Lisa Zengarini – Città del Vaticano
Negli Stati Uniti resta alta la guardia per la possibilità di nuove violenze in occasione della cerimonia insediamento del nuovo Presidente Joseph Biden, istigate da diversi gruppi estremisti dopo l’assalto al Congresso, e si moltiplicano le minacce di morte contro esponenti del Congresso. In questo clima e alla luce di quanto accaduto il 6 gennaio, che ha spinto le autorità a blindare l’area tra la Casa Bianca e Capitol Hill con 25mila militari, i vescovi rinnovano il loro accorato appello a rinunciare alla violenza come strumento di lotta politica e a tornare a un dibattito civile e pacifico.
L’appello al confronto
“A chi pensa a ulteriori violenze dico, come cristiano, che siete fuorviati da una voce che non è quella di Dio”, avverte monsignor Paul S. Coakley, presidente della Commissione per la giustizia interna e lo sviluppo umano della Conferenza episcopale (Uscbb), facendo riferimento all’uso anche di simboli cristiani da parte degli assalitori di Capitol Hill. Quindi l’appello: “Per favore, guardate nel vostro cuore. Guardate le immagini degli eventi del 6 gennaio e i messaggi che li hanno accompagnati sui social. Guardate i simboli dell’odio razziale nella folla. Se avete sostenuto tutto questo, o state considerando ulteriori azioni questa settimana, chiedetevi: quello che voglio è il frutto dello Spirito Santo? Le mie intenzioni sono un’espressione di amore per gli altri, compresi quelli che posso considerare nemici? Porteranno alla pace? Mostrano pazienza, gentilezza e autocontrollo? La violenza del 6 gennaio e le tante voci che l’hanno sollecitata, compresi alcuni leader politici, sono state l’opposto di tutte queste cose”, rimarca con forza monsignor Coakley che, citando le parole di San Paolo nella Lettera ai Galati, esorta quindi a non ascoltare le parole di chi semina odio, rabbia e divisioni: “Nel vostro interesse e nel nell’interesse degli altri non confondete promesse vuote con l’amore e la pace che vengono solo da Dio”, conclude.

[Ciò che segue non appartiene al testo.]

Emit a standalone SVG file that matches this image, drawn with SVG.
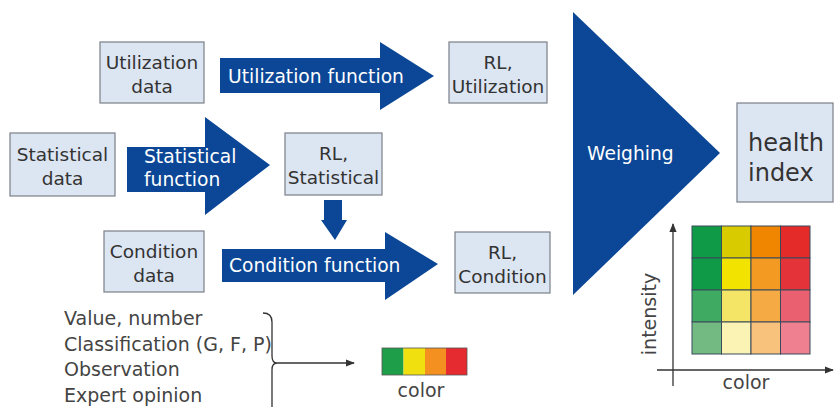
<svg xmlns="http://www.w3.org/2000/svg" width="835" height="407" viewBox="0 0 835 407">
<defs>
<style>
.box{fill:#dce5f2;stroke:#7a7f88;stroke-width:1.2}
.bt{font-family:"DejaVu Sans",Verdana,sans-serif;font-size:18.5px;fill:#333;text-anchor:middle}
.arr{fill:#0b4796}
.at{font-family:"DejaVu Sans",Verdana,sans-serif;font-size:18.7px;fill:#fff}
.lt{font-family:"DejaVu Sans",Verdana,sans-serif;font-size:19px;fill:#444}
.ln{stroke:#333;stroke-width:1.3;fill:none}
</style>
<marker id="ah" viewBox="0 0 10 10" refX="9" refY="5" markerWidth="7" markerHeight="7" orient="auto"><path d="M0,1 L10,5 L0,9 z" fill="#333"/></marker>
</defs>
<rect width="835" height="407" fill="#fff"/>

<g id="utilization-data"><rect class="box" x="100" y="42" width="104" height="61"/><text class="bt" x="152" y="69">Utilization</text><text class="bt" x="152" y="93">data</text></g>
<g id="utilization-function"><path class="arr" d="M220,58 H380 V42 L434,76 L380,110 V93 H220 Z"/><text class="at" x="228" y="83">Utilization function</text></g>
<g id="rl-utilization"><rect class="box" x="449" y="42" width="98" height="61"/><text class="bt" x="498" y="69">RL,</text><text class="bt" x="498" y="93">Utilization</text></g>

<g id="statistical-data"><rect class="box" x="10" y="133" width="105" height="63"/><text class="bt" x="62.5" y="161">Statistical</text><text class="bt" x="62.5" y="185">data</text></g>
<g id="statistical-function"><path class="arr" d="M127,147 H205 V117 L270,165 L205,215 V192 H127 Z"/><text class="at" x="144" y="163">Statistical</text><text class="at" x="144" y="186">function</text></g>
<g id="rl-statistical"><rect class="box" x="285" y="133" width="97" height="62"/><text class="bt" x="333.5" y="160">RL,</text><text class="bt" x="333.5" y="184">Statistical</text></g>
<g id="down-arrow"><path class="arr" d="M324,200 H342 V220 H347 L335,240 L321,220 H324 Z"/></g>

<g id="condition-data"><rect class="box" x="104" y="231" width="100" height="61"/><text class="bt" x="154" y="258">Condition</text><text class="bt" x="154" y="282">data</text></g>
<g id="condition-function"><path class="arr" d="M222,249 H385 V232 L438,264 L385,300 V282 H222 Z"/><text class="at" x="229" y="272">Condition function</text></g>
<g id="rl-condition"><rect class="box" x="455" y="232" width="95" height="61"/><text class="bt" x="502.5" y="259">RL,</text><text class="bt" x="502.5" y="283">Condition</text></g>

<g id="weighing"><path class="arr" d="M573,12 L720,153 L573,295 Z"/><text class="at" x="587" y="160" font-size="23.5">Weighing</text></g>
<g id="health-index"><rect class="box" x="737" y="103" width="96" height="99"/><text x="748" y="151" font-family="DejaVu Sans,Verdana,sans-serif" font-size="24" fill="#333">health</text><text x="748" y="181" font-family="DejaVu Sans,Verdana,sans-serif" font-size="24" fill="#333">index</text></g>

<g id="matrix">
<line class="ln" x1="673" y1="386" x2="673" y2="224" marker-end="url(#ah)"/>
<line class="ln" x1="657" y1="370" x2="833" y2="370" marker-end="url(#ah)"/>
<g stroke="#3a4a5a" stroke-width="1">
<rect x="692" y="226" width="29.5" height="32" fill="#0e9a47"/><rect x="721.5" y="226" width="29.5" height="32" fill="#d8cc00"/><rect x="751" y="226" width="29.5" height="32" fill="#f08500"/><rect x="780.5" y="226" width="29.5" height="32" fill="#e52a2a"/>
<rect x="692" y="258" width="29.5" height="32" fill="#0e9a47"/><rect x="721.5" y="258" width="29.5" height="32" fill="#f3e300"/><rect x="751" y="258" width="29.5" height="32" fill="#f39a22"/><rect x="780.5" y="258" width="29.5" height="32" fill="#e5333a"/>
<rect x="692" y="290" width="29.5" height="32" fill="#3eaa62"/><rect x="721.5" y="290" width="29.5" height="32" fill="#f5e566"/><rect x="751" y="290" width="29.5" height="32" fill="#f5aa44"/><rect x="780.5" y="290" width="29.5" height="32" fill="#ea6070"/>
<rect x="692" y="322" width="29.5" height="32" fill="#72ba82"/><rect x="721.5" y="322" width="29.5" height="32" fill="#faf3b4"/><rect x="751" y="322" width="29.5" height="32" fill="#f9c27c"/><rect x="780.5" y="322" width="29.5" height="32" fill="#ee8090"/>
</g>
<text class="lt" transform="translate(656,314) rotate(-90)" text-anchor="middle" font-size="16.5">intensity</text>
<text class="lt" x="746" y="389" text-anchor="middle" font-size="16.5">color</text>
</g>

<g id="inputs">
<text class="lt" x="64" y="325">Value, number</text>
<text class="lt" x="64" y="351">Classification (G, F, P)</text>
<text class="lt" x="64" y="376">Observation</text>
<text class="lt" x="64" y="402">Expert opinion</text>
</g>
<g id="connectors">
<path class="ln" d="M263,313 Q272,313 272,322 V356 Q272,363 277,363 Q272,363 272,370 V407"/>
<line class="ln" x1="277" y1="363" x2="354" y2="363" marker-end="url(#ah)"/>
</g>
<g id="color-bar">
<rect x="382" y="348" width="21.5" height="27" fill="#1e9e48"/><rect x="403.5" y="348" width="21.5" height="27" fill="#f0e010"/><rect x="425" y="348" width="21" height="27" fill="#f39020"/><rect x="446" y="348" width="21" height="27" fill="#e52a30"/>
<rect x="382" y="348" width="85" height="27" fill="none" stroke="#555" stroke-width="0.8"/>
<text class="lt" x="421" y="397" text-anchor="middle" font-size="17">color</text>
</g>
</svg>
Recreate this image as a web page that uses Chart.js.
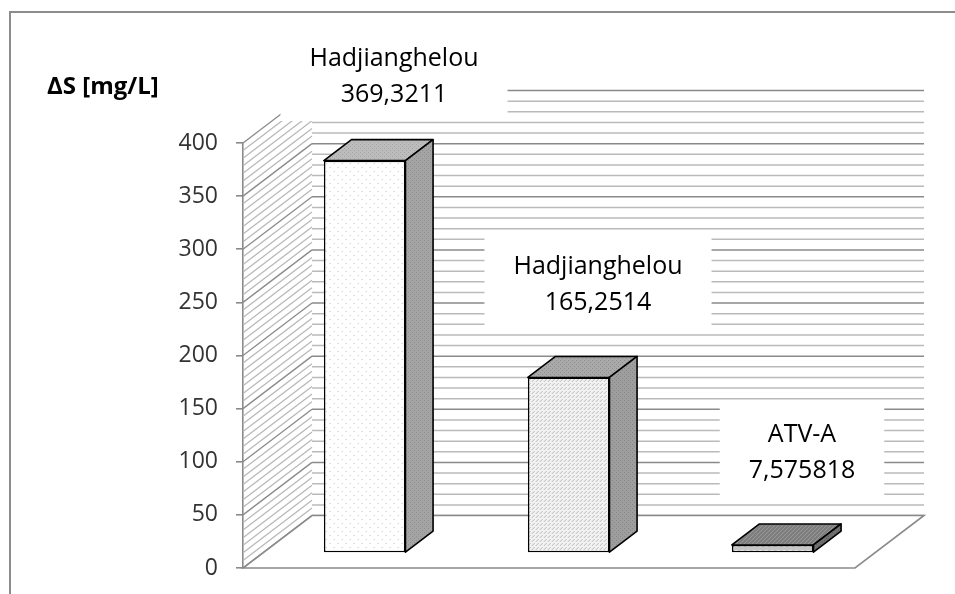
<!DOCTYPE html>
<html>
<head>
<meta charset="utf-8">
<script src="https://cdn.jsdelivr.net/npm/chart.js@4.4.0/dist/chart.umd.min.js"></script>
<style>
  html, body { margin: 0; padding: 0; background: #fff; }
  #wrap { width: 955px; height: 594px; position: relative; }
</style>
</head>
<body>
<div id="wrap"><canvas id="chart" width="955" height="594"></canvas></div>
<script>
// data
const categories = ['Hadjianghelou', 'Hadjianghelou', 'ATV-A'];
const deltaS = [369.3211, 165.2514, 7.575818];
const yMin = 0;
const yMax = 400;
const yStep = 50;
const yTitle = 'ΔS [mg/L]';

// 3D look: depth vector of the floor, and where the bars sit in it
const DX = 69, DY = -52.5;
const BAR_FRONT = 0.285, BAR_DEPTH = 0.4;
const SIDE_HATCH = 7; // hatch lines per gridline step on the side wall
const LABEL_FONT = '25px "Open Sans"';

function makePattern(size, bg, draw) {
  const c = document.createElement('canvas');
  c.width = c.height = size;
  const g = c.getContext('2d');
  g.fillStyle = bg;
  g.fillRect(0, 0, size, size);
  draw(g);
  return g.createPattern(c, 'repeat');
}
function dots(color, pts) {
  return g => { g.fillStyle = color; pts.forEach(p => g.fillRect(p[0], p[1], 1, 1)); };
}

const frontFills = [
  makePattern(8, '#ffffff', dots('#c2c2c2', [[2, 2], [6, 6]])),
  makePattern(4, '#f4f4f4', dots('#b4b4b4', [[0, 0], [2, 2], [1, 3]])),
  makePattern(6, '#c6c6c6', g => { g.fillStyle = '#f2f2f2'; g.fillRect(1, 1, 3, 3); })
];
const topFills = [
  makePattern(4, '#bcbcbc', dots('#a4a4a4', [[0, 0], [2, 2]])),
  makePattern(4, '#a9a9a9', dots('#8c8c8c', [[0, 0], [2, 2]])),
  makePattern(4, '#7e7e7e', g => {
    g.strokeStyle = '#989898'; g.lineWidth = 1;
    g.beginPath(); g.moveTo(0, 4); g.lineTo(4, 0); g.stroke();
  })
];
const sideFills = [
  makePattern(4, '#a4a4a4', dots('#8e8e8e', [[0, 0], [2, 2]])),
  makePattern(4, '#9e9e9e', dots('#868686', [[0, 0], [2, 2]])),
  makePattern(4, '#6f6f6f', dots('#5c5c5c', [[0, 0], [2, 2]]))
];

const walls3d = {
  id: 'walls3d',
  beforeDatasetsDraw(chart) {
    const { ctx, chartArea: a, scales: { y } } = chart;
    ctx.save();
    ctx.lineWidth = 1.5;

    // back wall: horizontal hatch every 10, darker gridlines every 50
    for (let v = yMin; v <= yMax; v += 10) {
      const py = y.getPixelForValue(v) + DY;
      ctx.strokeStyle = v % yStep === 0 ? '#8a8a8a' : '#bababa';
      ctx.beginPath();
      ctx.moveTo(a.left + DX, py);
      ctx.lineTo(a.right + DX, py);
      ctx.stroke();
    }

    // side wall: lines running back along the depth
    ctx.lineWidth = 1.3;
    const n = (yMax - yMin) / yStep * SIDE_HATCH;
    for (let k = 0; k <= n; k++) {
      const py = y.getPixelForValue(yMin + k * yStep / SIDE_HATCH);
      ctx.strokeStyle = k % SIDE_HATCH === 0 ? '#8a8a8a' : '#b8b8b8';
      ctx.beginPath();
      ctx.moveTo(a.left, py);
      ctx.lineTo(a.left + DX, py + DY);
      ctx.stroke();
    }

    // floor
    ctx.fillStyle = '#ffffff';
    ctx.strokeStyle = '#8a8a8a';
    ctx.lineWidth = 1.6;
    ctx.beginPath();
    ctx.moveTo(a.left, a.bottom);
    ctx.lineTo(a.right, a.bottom);
    ctx.lineTo(a.right + DX, a.bottom + DY);
    ctx.lineTo(a.left + DX, a.bottom + DY);
    ctx.closePath();
    ctx.fill();
    ctx.stroke();
    ctx.restore();

    // bars' front faces are drawn by Chart.js, pushed back into the floor
    ctx.save();
    ctx.translate(BAR_FRONT * DX, BAR_FRONT * DY);
  },
  afterDatasetsDraw(chart) {
    const { ctx } = chart;
    ctx.restore();
    const meta = chart.getDatasetMeta(0);
    const ox = BAR_FRONT * DX, oy = BAR_FRONT * DY;
    const bx = BAR_DEPTH * DX, by = BAR_DEPTH * DY;
    ctx.save();
    ctx.lineWidth = 1.6;
    ctx.lineJoin = 'round';
    ctx.strokeStyle = '#000000';
    meta.data.forEach((bar, i) => {
      const p = bar.getProps(['x', 'y', 'base', 'width'], true);
      const L = p.x - p.width / 2 + ox, R = p.x + p.width / 2 + ox;
      const T = p.y + oy, B = p.base + oy;
      // top face
      ctx.fillStyle = topFills[i];
      ctx.beginPath();
      ctx.moveTo(L, T); ctx.lineTo(R, T); ctx.lineTo(R + bx, T + by); ctx.lineTo(L + bx, T + by);
      ctx.closePath(); ctx.fill(); ctx.stroke();
      // side face
      ctx.fillStyle = sideFills[i];
      ctx.beginPath();
      ctx.moveTo(R, T); ctx.lineTo(R + bx, T + by); ctx.lineTo(R + bx, B + by); ctx.lineTo(R, B);
      ctx.closePath(); ctx.fill(); ctx.stroke();
    });
    ctx.restore();
  },
  afterDraw(chart) {
    const { ctx } = chart;
    const meta = chart.getDatasetMeta(0);
    ctx.save();
    // outer frame
    ctx.strokeStyle = '#8c8c8c';
    ctx.lineWidth = 2;
    ctx.strokeRect(10, 12, 1000, 1000);

    // axis title
    ctx.fillStyle = '#000000';
    ctx.font = 'bold 24px "Open Sans"';
    ctx.textAlign = 'left';
    ctx.textBaseline = 'alphabetic';
    ctx.fillText(yTitle, 47, 94);

    // data labels: category + value in a white box above each bar
    ctx.font = LABEL_FONT;
    ctx.textAlign = 'center';
    meta.data.forEach((bar, i) => {
      const p = bar.getProps(['x', 'y'], true);
      const lines = [categories[i], String(deltaS[i]).replace('.', ',')];
      const backTop = p.y + (BAR_FRONT + BAR_DEPTH) * DY;
      let base2 = backTop - 46;
      let base1 = base2 - 36;
      if (base1 - 38 < 28) { base2 += 28 - (base1 - 38); base1 = base2 - 36; }
      const cx = p.x + 49;
      const w = Math.max(...lines.map(t => ctx.measureText(t).width)) + 58;
      ctx.fillStyle = '#ffffff';
      ctx.fillRect(cx - w / 2, base1 - 38, w, base2 + 19 - (base1 - 38));
      ctx.fillStyle = '#000000';
      ctx.fillText(lines[0], cx, base1);
      ctx.fillText(lines[1], cx, base2);
    });
    ctx.restore();
  }
};

new Chart(document.getElementById('chart'), {
  type: 'bar',
  data: {
    labels: categories,
    datasets: [{
      data: deltaS,
      backgroundColor: frontFills,
      borderColor: '#000000',
      borderWidth: 1.6,
      borderSkipped: false,
      categoryPercentage: 1,
      barPercentage: 0.4,
      clip: false
    }]
  },
  options: {
    responsive: false,
    animation: false,
    events: [],
    layout: { padding: { left: 0, top: 143, right: 100, bottom: 26 } },
    plugins: { legend: { display: false }, tooltip: { enabled: false } },
    scales: {
      x: { display: false },
      y: {
        min: yMin,
        max: yMax,
        ticks: {
          stepSize: yStep,
          color: '#333333',
          padding: 18,
          font: { family: 'Open Sans', size: 23 }
        },
        grid: { drawOnChartArea: false, color: '#8a8a8a', lineWidth: 1.6, tickLength: 7 },
        border: { color: '#8a8a8a', width: 1.6 },
        afterFit(scale) {
          scale.width = 243;
          scale.paddingTop = 0;
          scale.paddingBottom = 0;
        }
      }
    }
  },
  plugins: [walls3d]
});
</script>
</body>
</html>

Sulla scia di Martin Luther King
E al clima di tensione e violenza che ha segnato il passato anno elettorale negli Stati Uniti e che continua a marcare la difficile transizione alla nuova presidenza fa riferimento anche il messaggio del presidente della Usccb, monsignor José Horacio Gomez, per l’odierna Giornata nazionale di Martin Luther King, in cui richiama il forte messaggio di amore cristiano lasciato in eredità dall’apostolo della non violenza e dei diritti civili degli afro-americani assassinato più di 50 anni fa.
“La violenza nelle nostre città della scorsa estate e quella scoppiata nuovamente al Campidoglio ci dicono che il nostro Paese è diventato troppo arrabbiato, avvelenato e diviso”, scrive monsignor Gomez. Di fronte a queste profonde divisioni, osserva “affrontiamo le stesse scelte affrontate dal Reverendo King e dal movimento per i diritti civili. Anche per noi la domanda è: come lotteremo contro le ingiustizie nella nostra società, quali mezzi useremo?”.
Affrontare l’odio con la forza dell’amore
L’arcivescovo di Los Angeles rilancia quindi le sue parole : “Nella vita qualcuno deve avere abbastanza buonsenso e moralità per tagliare la catena dell’odio. Questo può essere fatto solo mettendo l’etica dell’amore al centro della nostra vita”. Questa, afferma, “è la sfida per chi di noi crede nella promessa dell’America e cerca di rinnovare l’anima di questa grande nazione. Con lo spirito del Rev. King, dobbiamo affrontare le forze dell’odio e dell’ignoranza con il potere dell’amore. Dobbiamo imparare di nuovo la saggezza del Vangelo, amare i nostri nemici e benedire coloro che ci si oppongono”. Come aveva detto il Reverendo King, puntualizza monsignor Gomez, “non amiamo i nostri nemici perché sono amabili, o addirittura simpatici. Li amiamo perché Dio li ama. E con il nostro amore cerchiamo la loro conversione e amicizia, non la loro umiliazione. Questo è il nostro dovere cristiano in questo momento: essere guaritori e operatori di pace, vincere il male e le menzogne, non con le stesse armi, ma con parole di verità e opere d’amore”, conclude il presule.